[systemd-devel] is the watchdog useful?

Tue Oct 22 09:22:32 UTC 2019

On Mon, Oct 21, 2019 at 02:32:08PM -0700, Vito Caputo wrote:
> On Mon, Oct 21, 2019 at 05:50:44PM +0000, Zbigniew Jędrzejewski-Szmek wrote:
> > In principle, the watchdog for services is nice. But in practice it seems
> > be bring only grief. The Fedora bugtracker is full of automated reports of ABRTs,
> > and of those that were fired by the watchdog, pretty much 100% are bogus, in 
> > the sense that the machine was resource starved and the watchdog fired.
> > 
> > There a few downsides to the watchdog killing the service:
> > 1. if it is something like logind, it is possible that it will cause user-visible
> > failure of other services
> > 2. restarting of the service causes additional load on the machine
> > 3. coredump handling causes additional load on the machine, quite significant
> > 4. those failures are reported in bugtrackers and waste everyone's time.
> > 
> > I had the following ideas:
> > 1. disable coredumps for watchdog abrts: systemd could set some flag
> > on the unit or otherwise notify systemd-coredump about this, and it could just
> > log the occurence but not dump the core file.
> > 2. generally disable watchdogs and make them opt in. We have 'systemd-analyze service-watchdogs',
> > and we could make the default configurable to "yes|no".
> > 
> > What do you think?
> > Zbyszek
> 
> 
> I think the main issue is the watchdog timeout hasn't been tuned
> appropriately for the environment it's being applied.
> 
> It's as if the timeouts are somewhere near the hard real-time
> expectations end of the spectrum, while being applied to
> non-deterministically delayed and scheduled normal priority userspace
> processes.  It's a sort of impedance mismatch.
> 
> I /think/ the purpose of the watchdog is to detect when processes are
> permanently wedged, capture their state for debugging, and forcefully
> unwedge them.
> 
> That seems perfectly reasonable, but the timeout heuristic being used,
> given our non-deterministic scheduling, should be incredibly long by
> default.  It's not the kind of thing you want false positives on, folks
> can always shrink the timeout if they find it's desirable.

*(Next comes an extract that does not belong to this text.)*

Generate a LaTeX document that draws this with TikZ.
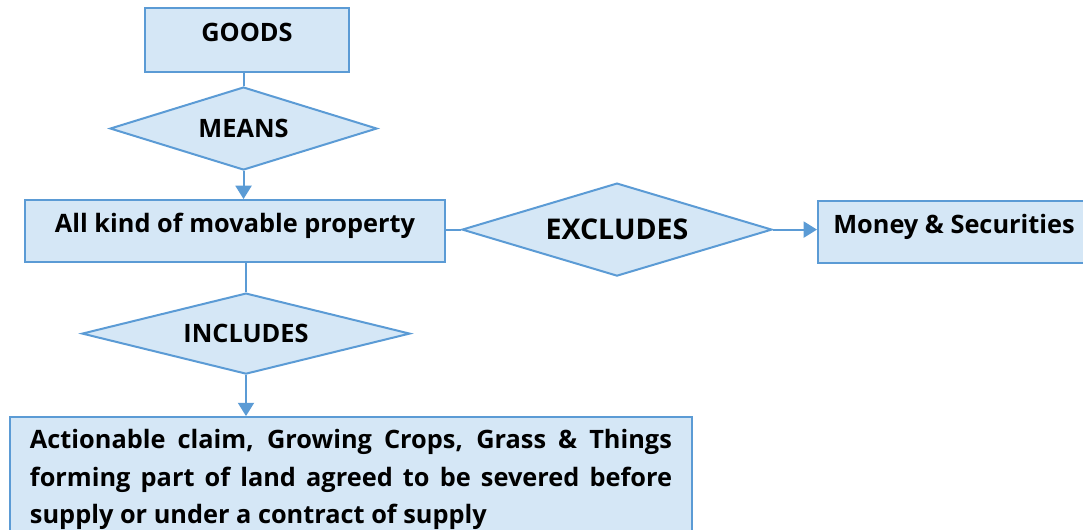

It is now 3 minutes in all systemd units. Dunno, maybe we should make
that 30 minutes.

Zbyszek

> Without having spent much time thinking about this, I'd lean towards
> retaining the watchdogs but making their default timeouts so long a
> program would have to be wedged for an hour+ before it triggered.
> 
> At least that way we preserve the passive information gathering of
> serious bugs which might otherwise go unnoticed with background/idle
> services, improving debugging substantially, but eliminate the problems
> you describe resulting from false positives.